His first book was directly inspired by the Savoy Cocktail Book, the compendium of bartender Harry Craddock’s canonical cocktails at the Savoy Hotel in London. The second book sought to update nineteenth-century cocktail manuals along the likes of Harry Johnson’s Bartenders’ Manual (1882). Both projects had templates, and they covered subjects Meehan was famously knowledgeable about. By contrast, after a brief introduction, the opening sentence of The Bartender’s Panty reads, “Unlike in Meehan’s Bartender Manual and The PDT Cocktail Book, I am the narrator rather than the subject of this story.”

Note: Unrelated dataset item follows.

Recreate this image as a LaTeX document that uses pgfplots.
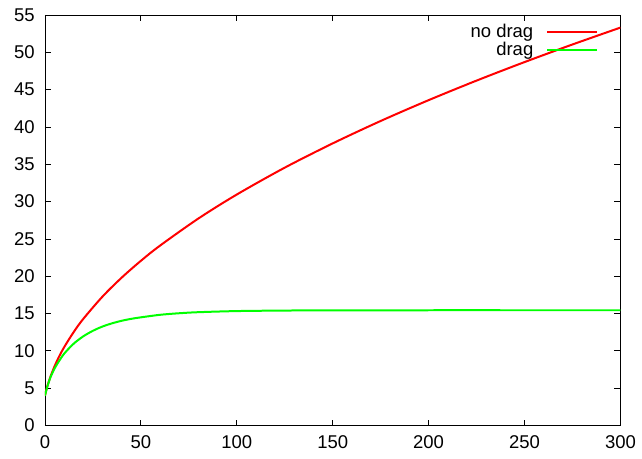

His process was intensely journalistic this time around. He read a lot of books and interviewed industry experts, made his first batch of kombucha and learned the Latin roots of common grains. Years into the project, he sat down to assemble the book and “started spinning.” He wasn’t stumped. But just as he needed to consult a wide range of sources to compile the information, he needed help from journalist and editor Emma Janzen, the book’s coauthor, to hone his ecstatically ballooned research. The result reads, in the best way, like following an insatiably curious person’s notes as they dive deep into topics that thrill them and attempt to assemble a 360-degree understanding.

As I sip my Windowsill Spritz, Meehan tells me it was made with frozen peaches—IQF (individually quick frozen), a flash-freezing method that perpetuates their “phenological” peak. Another recipe in the book uses canned corn instead of fresh, on the advice of modernist chef Wylie Dufresne.

The book isn’t filled with five-minute recipes or cocktail “hacks.” But it is invested in finding the best approach to handling an ingredient, regardless of whether that approach subverts long-standing traditions. In doing so, it delivers a scrupulous defense of why it’s asking you to use specific methods and ingredients, which makes it feel approachable. In contrast to many recipe books, it’s hard to find yourself cursing its author and wondering why the hell you would infuse gin with butter for 48 hours (it’s to craft an exceptionally balanced martini, of course; the fat rounds the alcohol’s bite, and the lactic acid provides a gentle tartness).

Meehan’s previous books have catered to a professional audience. Somewhat by accident, this became his most domestic book to date. “I’m writing for someone who is curious,” he says, “who wants to be brought on a journey and is willing—if they’re completely new to this subject matter—to do a little work to catch up. Maybe a lot.”

In terms of his own journey, Meehan is unwavering about his plans to get back behind the bar, back on the horse—or spacecraft. “If I can continue to have my career in carbonite, Han Solo–style, and basically defrost myself when my kids get a little older and go back into service—I think that’s the plan.”